Input material –
★ ★ ★ ★ ★
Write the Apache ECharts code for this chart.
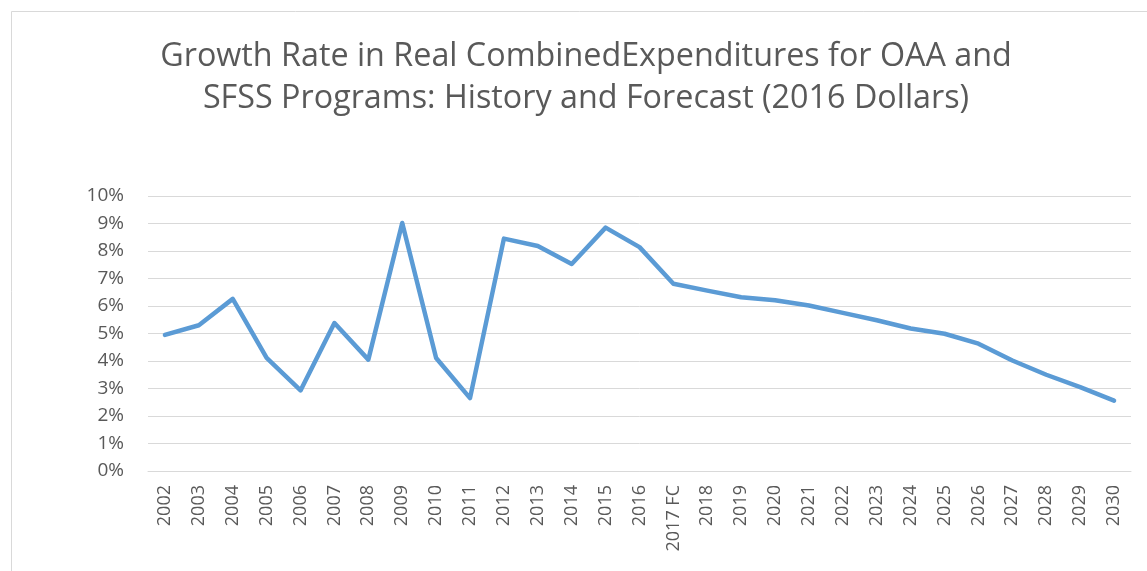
<!DOCTYPE html>
<html>
<head>
<meta charset="utf-8">
<script src="https://cdn.jsdelivr.net/npm/echarts@6/dist/echarts.min.js"></script>
<style>
html,body{margin:0;padding:0;background:#fff;}
#chart{width:1147px;height:571px;}
</style>
</head>
<body>
<div id="chart"></div>
<script>
const categories = ['2002','2003','2004','2005','2006','2007','2008','2009','2010','2011','2012','2013','2014','2015','2016','2017 FC','2018','2019','2020','2021','2022','2023','2024','2025','2026','2027','2028','2029','2030'];
const growthRate = [4.95,5.30,6.26,4.11,2.93,5.38,4.05,9.02,4.11,2.65,8.45,8.18,7.53,8.85,8.14,6.81,6.56,6.32,6.21,6.02,5.75,5.48,5.18,4.99,4.63,4.02,3.50,3.05,2.56];
const yTicks = [0,1,2,3,4,5,6,7,8,9,10];
const titleText = 'Growth Rate in Real CombinedExpenditures for OAA and\nSFSS Programs: History and Forecast (2016 Dollars)';

const chart = echarts.init(document.getElementById('chart'), null, {renderer:'canvas'});
chart.setOption({
  backgroundColor:'#ffffff',
  animation:false,
  title:{
    text:titleText,
    left:581,
    textAlign:'center',
    top:26,
    padding:[10,5,5,5],
    textStyle:{fontFamily:'Open Sans',fontSize:32.3,fontWeight:'normal',color:'#595959',lineHeight:42}
  },
  graphic:[{
    type:'rect',
    shape:{x:11.5,y:11.5,width:1200,height:700},
    style:{fill:'none',stroke:'#d9d9d9',lineWidth:1},
    silent:true
  }],
  grid:{left:148,right:16,top:196,bottom:100,containLabel:false},
  xAxis:{
    type:'category',
    data:categories,
    boundaryGap:true,
    axisLine:{show:true,lineStyle:{color:'#d9d9d9',width:1}},
    axisTick:{show:false},
    axisLabel:{rotate:90,interval:0,margin:14,fontFamily:'Open Sans',fontSize:18,color:'#595959'}
  },
  yAxis:{
    type:'value',
    min:yTicks[0],
    max:yTicks[yTicks.length-1],
    interval:1,
    axisLine:{show:false},
    axisTick:{show:false},
    splitLine:{lineStyle:{color:'#d9d9d9',width:1}},
    axisLabel:{formatter:v=>v+'%',margin:24,fontFamily:'Open Sans',fontSize:19,color:'#595959'}
  },
  series:[{
    type:'line',
    data:growthRate,
    symbol:'none',
    lineStyle:{color:'#5b9bd5',width:4.5,join:'round',cap:'round'},
    itemStyle:{color:'#5b9bd5'}
  }]
});
</script>
</body>
</html>
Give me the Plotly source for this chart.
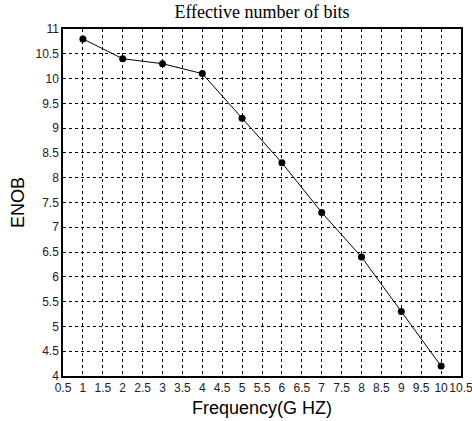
★ ★ ★ ★ ★
Written problem –
Extract every line that has the string "this" in it.

The solution –
Write the Apache ECharts code for this chart.
Give me the Plotly source for this chart.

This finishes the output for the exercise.